Critical temperature varies with interaction strength.

Dimensional crossover occurs at specific interaction regimes.

Vortex excitations change from elliptical loops to vortex-antivortex pairs.

Abstract

We analyze the finite temperature phase diagram of fermion mixtures in one-dimensional optical lattices as a function of interaction strength. At low temperatures, the system evolves from an anisotropic three-dimensional Bardeen-Cooper-Schrieffer (BCS) superfluid to an effectively two-dimensional Berezinskii-Kosterlitz-Thouless (BKT) superfluid as the interaction strength increases.
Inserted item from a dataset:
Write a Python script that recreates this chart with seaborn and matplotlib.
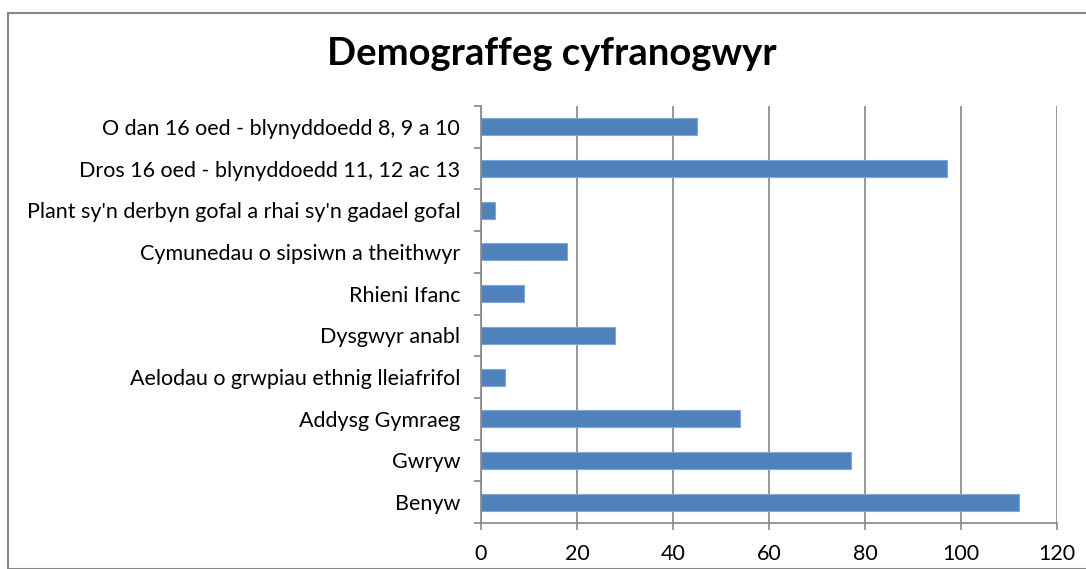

We calculate the critical temperature as a function of interaction strength, and identify the region where the dimensional crossover occurs for a specified optical lattice potential. Finally, we show that the dominant vortex excitations near the critical temperature evolve from multiplane elliptical vortex loops in the three-dimensional regime to planar vortex-antivortex pairs in the two-dimensional regime, and we propose a detection scheme for these excitations.